Problem
Below is a listing. Gather each line of it that contains "chart".

Supplied information
· · · · · · ·

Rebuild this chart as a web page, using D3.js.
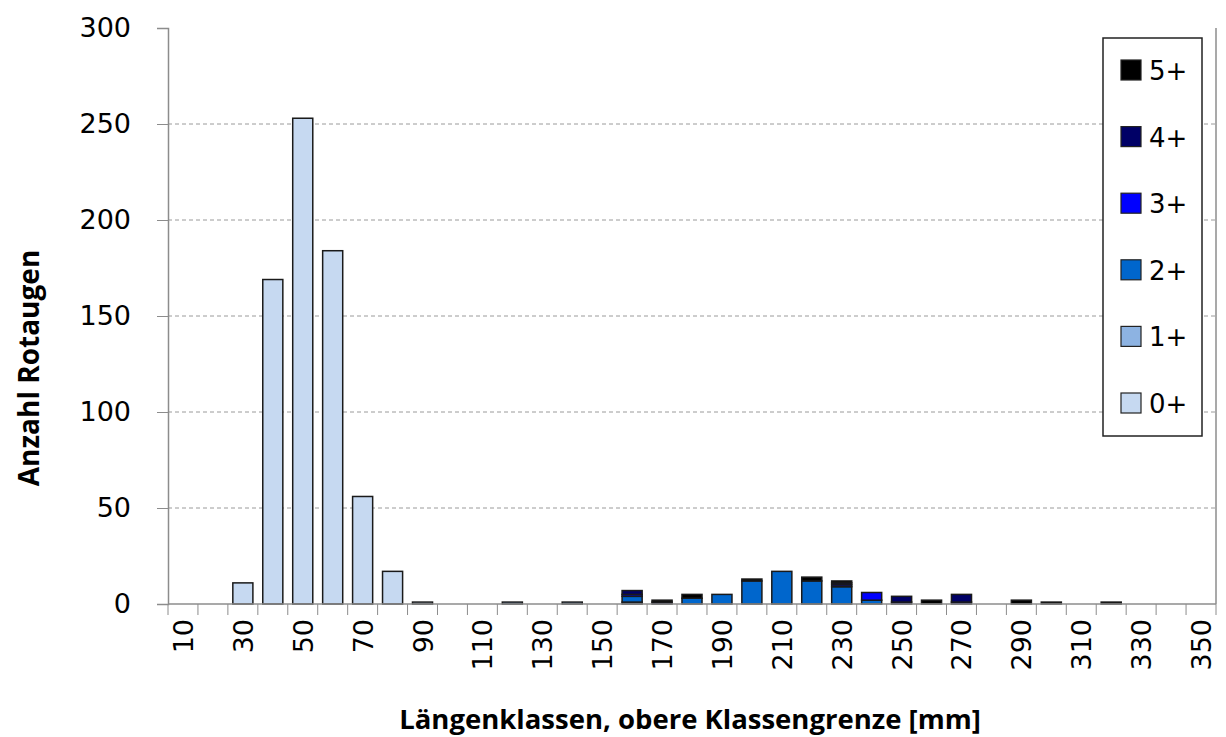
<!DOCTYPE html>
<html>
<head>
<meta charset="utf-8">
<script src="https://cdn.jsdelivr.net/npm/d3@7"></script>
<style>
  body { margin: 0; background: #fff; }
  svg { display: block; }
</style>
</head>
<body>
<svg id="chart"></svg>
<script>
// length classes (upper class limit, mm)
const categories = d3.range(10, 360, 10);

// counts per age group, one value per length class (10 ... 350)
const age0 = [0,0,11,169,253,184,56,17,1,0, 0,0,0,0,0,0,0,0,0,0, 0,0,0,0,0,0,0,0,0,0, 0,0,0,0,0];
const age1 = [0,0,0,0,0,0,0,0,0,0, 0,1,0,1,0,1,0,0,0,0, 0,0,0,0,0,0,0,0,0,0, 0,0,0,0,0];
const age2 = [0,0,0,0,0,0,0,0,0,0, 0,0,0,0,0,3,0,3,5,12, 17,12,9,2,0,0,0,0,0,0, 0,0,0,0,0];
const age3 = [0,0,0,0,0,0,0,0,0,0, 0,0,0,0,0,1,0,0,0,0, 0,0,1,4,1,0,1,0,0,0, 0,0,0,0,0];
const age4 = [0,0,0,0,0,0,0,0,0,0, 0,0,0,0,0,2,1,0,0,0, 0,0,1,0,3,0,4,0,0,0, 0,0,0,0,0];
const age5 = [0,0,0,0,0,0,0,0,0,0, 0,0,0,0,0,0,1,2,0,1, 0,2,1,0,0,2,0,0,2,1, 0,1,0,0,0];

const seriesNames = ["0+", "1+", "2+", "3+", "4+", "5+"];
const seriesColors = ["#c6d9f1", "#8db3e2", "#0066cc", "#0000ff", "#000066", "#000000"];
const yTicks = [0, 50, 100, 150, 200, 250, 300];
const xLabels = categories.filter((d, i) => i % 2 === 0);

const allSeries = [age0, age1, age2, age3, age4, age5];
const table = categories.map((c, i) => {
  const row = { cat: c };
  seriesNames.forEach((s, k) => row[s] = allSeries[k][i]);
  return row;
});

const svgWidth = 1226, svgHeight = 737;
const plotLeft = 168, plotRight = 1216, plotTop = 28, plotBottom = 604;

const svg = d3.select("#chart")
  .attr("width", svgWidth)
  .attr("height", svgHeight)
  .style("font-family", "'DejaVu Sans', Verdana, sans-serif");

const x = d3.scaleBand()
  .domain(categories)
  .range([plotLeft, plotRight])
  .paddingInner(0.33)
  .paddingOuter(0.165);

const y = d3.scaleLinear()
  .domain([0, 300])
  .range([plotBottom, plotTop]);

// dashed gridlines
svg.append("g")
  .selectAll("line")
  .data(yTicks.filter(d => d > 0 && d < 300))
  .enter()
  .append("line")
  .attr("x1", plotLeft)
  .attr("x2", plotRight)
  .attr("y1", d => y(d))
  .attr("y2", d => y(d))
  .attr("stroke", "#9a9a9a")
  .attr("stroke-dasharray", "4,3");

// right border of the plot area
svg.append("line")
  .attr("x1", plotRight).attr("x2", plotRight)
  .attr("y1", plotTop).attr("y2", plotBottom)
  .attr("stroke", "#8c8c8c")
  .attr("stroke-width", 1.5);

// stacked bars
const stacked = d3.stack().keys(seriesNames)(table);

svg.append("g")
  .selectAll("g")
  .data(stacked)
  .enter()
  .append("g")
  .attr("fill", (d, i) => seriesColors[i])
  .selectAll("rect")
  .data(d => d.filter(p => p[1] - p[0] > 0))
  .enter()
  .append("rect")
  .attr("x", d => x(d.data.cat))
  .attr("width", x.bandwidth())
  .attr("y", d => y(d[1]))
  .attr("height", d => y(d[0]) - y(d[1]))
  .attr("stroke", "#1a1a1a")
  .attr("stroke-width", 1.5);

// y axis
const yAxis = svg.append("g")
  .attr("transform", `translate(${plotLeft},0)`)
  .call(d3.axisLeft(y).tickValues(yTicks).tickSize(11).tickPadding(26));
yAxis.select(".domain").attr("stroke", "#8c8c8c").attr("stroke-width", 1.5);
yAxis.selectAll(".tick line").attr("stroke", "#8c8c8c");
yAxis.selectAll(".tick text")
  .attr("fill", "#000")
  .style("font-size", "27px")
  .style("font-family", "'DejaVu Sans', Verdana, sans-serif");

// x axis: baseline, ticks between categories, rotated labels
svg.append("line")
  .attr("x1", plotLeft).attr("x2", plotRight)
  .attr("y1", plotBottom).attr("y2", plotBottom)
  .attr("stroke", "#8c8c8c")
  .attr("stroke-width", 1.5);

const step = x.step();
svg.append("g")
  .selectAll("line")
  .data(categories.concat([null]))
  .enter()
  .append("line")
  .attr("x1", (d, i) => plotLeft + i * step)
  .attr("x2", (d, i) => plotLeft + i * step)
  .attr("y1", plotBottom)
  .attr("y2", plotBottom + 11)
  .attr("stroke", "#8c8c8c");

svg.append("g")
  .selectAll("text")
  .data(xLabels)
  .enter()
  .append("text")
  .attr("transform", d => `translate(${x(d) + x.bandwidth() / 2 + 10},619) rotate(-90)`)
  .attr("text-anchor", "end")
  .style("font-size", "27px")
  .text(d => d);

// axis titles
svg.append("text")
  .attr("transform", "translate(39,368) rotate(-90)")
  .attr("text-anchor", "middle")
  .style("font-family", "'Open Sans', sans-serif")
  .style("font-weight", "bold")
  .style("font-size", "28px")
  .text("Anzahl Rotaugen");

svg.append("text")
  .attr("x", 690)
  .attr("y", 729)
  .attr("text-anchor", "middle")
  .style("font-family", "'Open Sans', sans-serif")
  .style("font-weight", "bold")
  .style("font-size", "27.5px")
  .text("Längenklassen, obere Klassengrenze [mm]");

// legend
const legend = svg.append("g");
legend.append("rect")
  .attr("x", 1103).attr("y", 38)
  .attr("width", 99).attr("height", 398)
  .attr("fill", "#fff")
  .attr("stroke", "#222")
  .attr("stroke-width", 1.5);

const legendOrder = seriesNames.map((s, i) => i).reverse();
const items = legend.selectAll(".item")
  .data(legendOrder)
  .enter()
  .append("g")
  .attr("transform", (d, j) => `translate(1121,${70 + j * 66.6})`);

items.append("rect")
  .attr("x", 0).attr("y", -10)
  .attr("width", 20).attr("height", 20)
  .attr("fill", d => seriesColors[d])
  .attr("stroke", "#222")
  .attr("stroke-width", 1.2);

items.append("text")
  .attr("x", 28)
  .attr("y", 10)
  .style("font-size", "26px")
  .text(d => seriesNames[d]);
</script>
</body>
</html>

· · · · · · ·

Result below
Rebuild this chart as a web page, using D3.js.
<svg id="chart"></svg>
const svg = d3.select("#chart")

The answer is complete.